Infrastructure investment under a new Labour government

It is 5 July 2024. No doubt many are feeling somewhat tired and perhaps a little emotional. For those who are involved in or concerned about infrastructure, however, this morning may represent a significant change in infrastructure policy in the UK opening the door for investment and new projects.

In the Spring of 2017, the Conservative Government put future PFI projects on hold. By 2020, it was clear that there would be no future PFI or PPP type projects in the pipeline. By 2023, that was proven to be correct.

In the autumn of 2023, the Labour Party announced the formation of the Infrastructure Council and more recently they have proposed the introduction of the National Infrastructure and Service Transformation Authority (NISTA) combining the National Infrastructure Commission and the Infrastructure and Projects Authority. The Labour Party has also announced that the current model of infrastructure projects will change.

The Labour Party, it seems, will be serious about infrastructure.But what will that look like?

It is known that the plan is to have a multi-billion plan for investment – this is per the Manifesto and press reporting. The question is as to the format of the projects themselves and the scale and scope of any cash pipeline.

In terms of project structure, it is reasonable to expect that the Mutual Investment Model (MIM), which has been used in Wales, will form the basis of any discussion and is ripe for adoption and evolution. MIM has a different corporate structure to PFI. Unlike PFI, where the structure is: Authority – Project Company (backed by the Funders) – Building Company/Operating Company, under MIM (on the Welsh model) the State is permitted to have a minority stake in the Holding Company and it is the Holding Company that is the sole shareholder in the Project Company. Thus, equity and return flows through the Holding Company whilst the Project Company runs the project and the contracts with Building and Operator Companies which are, as per later PFI structures, autonomous.1

There are two different streams here – commercial and legal.

Commercially, the obstacles are as follows.

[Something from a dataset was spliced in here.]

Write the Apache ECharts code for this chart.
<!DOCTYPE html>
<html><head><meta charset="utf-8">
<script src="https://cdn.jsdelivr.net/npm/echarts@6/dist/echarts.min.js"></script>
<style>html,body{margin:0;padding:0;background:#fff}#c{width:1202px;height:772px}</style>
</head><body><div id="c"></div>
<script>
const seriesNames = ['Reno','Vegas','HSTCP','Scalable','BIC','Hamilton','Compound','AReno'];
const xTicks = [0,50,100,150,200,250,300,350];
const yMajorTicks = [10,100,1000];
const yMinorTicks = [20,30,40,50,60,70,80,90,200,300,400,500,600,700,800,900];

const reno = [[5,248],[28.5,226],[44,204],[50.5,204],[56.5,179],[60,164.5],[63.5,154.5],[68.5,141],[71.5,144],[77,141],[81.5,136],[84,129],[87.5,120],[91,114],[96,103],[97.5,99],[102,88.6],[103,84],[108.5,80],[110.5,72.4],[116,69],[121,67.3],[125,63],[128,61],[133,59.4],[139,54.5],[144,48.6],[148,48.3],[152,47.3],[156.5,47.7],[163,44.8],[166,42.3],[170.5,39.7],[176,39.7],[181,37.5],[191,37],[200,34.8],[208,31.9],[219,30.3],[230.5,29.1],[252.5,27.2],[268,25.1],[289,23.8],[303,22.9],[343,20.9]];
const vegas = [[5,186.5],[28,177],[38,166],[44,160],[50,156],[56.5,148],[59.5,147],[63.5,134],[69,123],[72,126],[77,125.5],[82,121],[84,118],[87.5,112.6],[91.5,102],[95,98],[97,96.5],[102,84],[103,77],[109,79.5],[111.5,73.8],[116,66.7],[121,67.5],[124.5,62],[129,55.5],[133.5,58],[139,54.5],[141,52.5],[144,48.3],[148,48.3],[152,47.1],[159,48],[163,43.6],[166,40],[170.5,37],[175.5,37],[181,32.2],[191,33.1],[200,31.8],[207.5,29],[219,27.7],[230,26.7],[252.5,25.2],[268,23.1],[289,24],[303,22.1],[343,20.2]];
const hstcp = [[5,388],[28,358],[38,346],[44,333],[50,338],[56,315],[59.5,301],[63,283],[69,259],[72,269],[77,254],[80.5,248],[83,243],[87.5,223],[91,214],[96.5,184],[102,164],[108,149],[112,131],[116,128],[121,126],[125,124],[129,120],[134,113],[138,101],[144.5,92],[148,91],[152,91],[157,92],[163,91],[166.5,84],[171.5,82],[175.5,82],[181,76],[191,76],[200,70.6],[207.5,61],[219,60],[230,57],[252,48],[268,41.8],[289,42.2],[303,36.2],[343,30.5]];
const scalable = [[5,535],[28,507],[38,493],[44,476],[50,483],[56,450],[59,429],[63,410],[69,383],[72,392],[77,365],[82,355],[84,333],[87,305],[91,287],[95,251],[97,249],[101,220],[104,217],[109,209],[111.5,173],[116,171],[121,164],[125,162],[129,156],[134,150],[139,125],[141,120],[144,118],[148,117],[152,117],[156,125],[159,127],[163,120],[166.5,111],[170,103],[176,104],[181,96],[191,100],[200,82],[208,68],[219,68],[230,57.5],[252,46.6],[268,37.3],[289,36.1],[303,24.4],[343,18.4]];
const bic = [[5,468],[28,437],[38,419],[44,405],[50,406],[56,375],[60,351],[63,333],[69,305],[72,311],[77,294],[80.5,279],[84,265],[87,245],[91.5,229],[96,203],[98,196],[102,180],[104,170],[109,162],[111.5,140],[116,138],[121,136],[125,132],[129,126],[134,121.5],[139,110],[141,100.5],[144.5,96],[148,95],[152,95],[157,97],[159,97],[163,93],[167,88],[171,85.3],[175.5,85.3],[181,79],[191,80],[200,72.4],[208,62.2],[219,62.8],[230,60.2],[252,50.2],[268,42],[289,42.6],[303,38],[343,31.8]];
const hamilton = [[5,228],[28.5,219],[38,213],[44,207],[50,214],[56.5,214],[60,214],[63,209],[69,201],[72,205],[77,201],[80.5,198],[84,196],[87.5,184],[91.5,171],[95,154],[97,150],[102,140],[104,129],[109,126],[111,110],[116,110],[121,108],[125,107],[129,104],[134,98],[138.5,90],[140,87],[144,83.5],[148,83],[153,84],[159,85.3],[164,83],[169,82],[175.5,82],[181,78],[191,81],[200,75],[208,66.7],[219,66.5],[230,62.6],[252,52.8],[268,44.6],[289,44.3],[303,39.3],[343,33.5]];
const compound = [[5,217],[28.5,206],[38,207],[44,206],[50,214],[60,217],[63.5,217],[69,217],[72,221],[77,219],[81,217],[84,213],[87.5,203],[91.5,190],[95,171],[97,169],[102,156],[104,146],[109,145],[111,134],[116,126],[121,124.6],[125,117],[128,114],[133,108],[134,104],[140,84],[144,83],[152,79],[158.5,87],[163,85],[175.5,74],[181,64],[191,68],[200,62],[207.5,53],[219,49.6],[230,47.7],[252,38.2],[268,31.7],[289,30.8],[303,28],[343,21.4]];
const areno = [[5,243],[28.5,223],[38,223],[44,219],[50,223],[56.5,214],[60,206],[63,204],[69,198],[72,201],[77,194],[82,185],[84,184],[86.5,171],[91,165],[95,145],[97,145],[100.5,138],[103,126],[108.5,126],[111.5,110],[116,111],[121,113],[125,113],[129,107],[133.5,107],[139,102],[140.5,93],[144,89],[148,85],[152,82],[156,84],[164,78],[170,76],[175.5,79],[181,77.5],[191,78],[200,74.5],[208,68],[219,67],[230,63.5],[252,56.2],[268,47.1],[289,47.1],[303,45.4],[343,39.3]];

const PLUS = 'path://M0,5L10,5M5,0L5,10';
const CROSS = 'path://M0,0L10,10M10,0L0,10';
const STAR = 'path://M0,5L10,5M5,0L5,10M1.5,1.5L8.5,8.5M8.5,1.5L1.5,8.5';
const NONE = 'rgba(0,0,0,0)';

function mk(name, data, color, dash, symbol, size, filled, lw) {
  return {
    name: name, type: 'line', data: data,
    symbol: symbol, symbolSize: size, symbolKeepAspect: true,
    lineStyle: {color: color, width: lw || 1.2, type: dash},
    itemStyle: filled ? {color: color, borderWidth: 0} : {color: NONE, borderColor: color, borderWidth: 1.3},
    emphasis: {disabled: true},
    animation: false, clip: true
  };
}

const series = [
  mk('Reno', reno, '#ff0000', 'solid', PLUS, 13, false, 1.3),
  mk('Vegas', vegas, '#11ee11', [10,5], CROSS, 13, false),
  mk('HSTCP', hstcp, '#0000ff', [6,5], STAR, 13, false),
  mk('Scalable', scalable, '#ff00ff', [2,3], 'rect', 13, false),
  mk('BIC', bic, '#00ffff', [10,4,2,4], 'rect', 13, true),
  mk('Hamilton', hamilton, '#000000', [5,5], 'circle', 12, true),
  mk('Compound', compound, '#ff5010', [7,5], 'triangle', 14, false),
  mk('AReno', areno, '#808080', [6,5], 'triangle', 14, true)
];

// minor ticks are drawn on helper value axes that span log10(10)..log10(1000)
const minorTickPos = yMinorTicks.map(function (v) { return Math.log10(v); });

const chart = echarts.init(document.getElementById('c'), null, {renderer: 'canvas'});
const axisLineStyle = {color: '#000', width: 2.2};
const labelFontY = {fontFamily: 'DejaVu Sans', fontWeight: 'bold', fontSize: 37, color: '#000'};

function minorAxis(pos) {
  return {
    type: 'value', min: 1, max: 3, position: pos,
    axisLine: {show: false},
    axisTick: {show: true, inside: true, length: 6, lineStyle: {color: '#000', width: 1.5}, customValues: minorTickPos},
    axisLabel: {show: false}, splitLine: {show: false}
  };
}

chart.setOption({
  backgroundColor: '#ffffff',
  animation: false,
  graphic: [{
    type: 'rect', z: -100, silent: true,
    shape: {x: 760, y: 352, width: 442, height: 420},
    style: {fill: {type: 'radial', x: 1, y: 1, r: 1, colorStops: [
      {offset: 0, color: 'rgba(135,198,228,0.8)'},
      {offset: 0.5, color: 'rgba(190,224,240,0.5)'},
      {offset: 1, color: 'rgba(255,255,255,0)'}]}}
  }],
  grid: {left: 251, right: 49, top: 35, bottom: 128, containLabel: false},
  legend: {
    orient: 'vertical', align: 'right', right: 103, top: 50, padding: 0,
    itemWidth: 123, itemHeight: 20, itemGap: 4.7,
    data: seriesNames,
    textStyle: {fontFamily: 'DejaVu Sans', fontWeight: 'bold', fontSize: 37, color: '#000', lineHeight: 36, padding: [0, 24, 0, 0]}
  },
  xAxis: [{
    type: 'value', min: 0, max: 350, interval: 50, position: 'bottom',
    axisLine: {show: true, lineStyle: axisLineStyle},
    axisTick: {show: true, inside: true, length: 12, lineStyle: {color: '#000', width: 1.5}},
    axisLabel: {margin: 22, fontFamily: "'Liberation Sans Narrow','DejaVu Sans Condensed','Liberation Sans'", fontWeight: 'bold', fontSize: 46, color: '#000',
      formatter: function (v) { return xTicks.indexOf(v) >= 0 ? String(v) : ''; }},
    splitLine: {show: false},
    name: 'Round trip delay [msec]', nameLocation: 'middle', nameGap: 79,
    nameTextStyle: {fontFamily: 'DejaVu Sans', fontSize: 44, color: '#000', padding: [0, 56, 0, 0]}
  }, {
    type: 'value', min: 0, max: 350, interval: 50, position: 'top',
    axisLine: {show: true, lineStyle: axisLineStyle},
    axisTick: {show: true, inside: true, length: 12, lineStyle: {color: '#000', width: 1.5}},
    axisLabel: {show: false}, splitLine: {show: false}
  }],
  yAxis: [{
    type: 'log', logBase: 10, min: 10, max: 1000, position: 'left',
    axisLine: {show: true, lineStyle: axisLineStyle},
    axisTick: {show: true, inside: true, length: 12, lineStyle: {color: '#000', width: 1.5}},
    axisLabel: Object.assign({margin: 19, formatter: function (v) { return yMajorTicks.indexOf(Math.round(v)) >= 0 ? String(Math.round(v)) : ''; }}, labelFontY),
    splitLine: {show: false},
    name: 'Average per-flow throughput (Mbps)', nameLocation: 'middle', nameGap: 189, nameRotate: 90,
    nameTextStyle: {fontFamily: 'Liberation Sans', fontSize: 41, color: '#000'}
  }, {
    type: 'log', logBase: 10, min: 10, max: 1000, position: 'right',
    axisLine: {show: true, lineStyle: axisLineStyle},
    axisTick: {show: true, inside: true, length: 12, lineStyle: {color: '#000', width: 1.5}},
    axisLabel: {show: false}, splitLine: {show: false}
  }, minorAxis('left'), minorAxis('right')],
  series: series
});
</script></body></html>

In terms of the scope and scale of the financial investment to interest the market it will need to be significant.

In terms of the Public Sector, the Public Sector will want assurances that any infrastructure built will deliver value for money and will be structured so as to allow dynamic change and evolution to accommodate, amongst other things, technological change.

Funders will need increased confidence in the consistent and clear application of Government policy.

Building Contractors will need to know that they have a substantial programme into which they will sink their resources.

FM Contractors will need to have clarity of risk/ reward and understand the delivery model so as to evolve their business structures.

Legally, the best intentions will not solve the debates that currently exist in the industry: construction defects, a lack of active operational contract management on some projects, reporting complexities, handback uncertainty and early termination risk are not replicated in any future model.

The good news is that if the Labour Party, now in government, is serious about infrastructure, there is the acquired experience in the market and elsewhere on which it can rely. 


1 In early PFI, there could be an overlap between the Funders, Project Companies and Building/Operating Companies – this obviously centralised risk.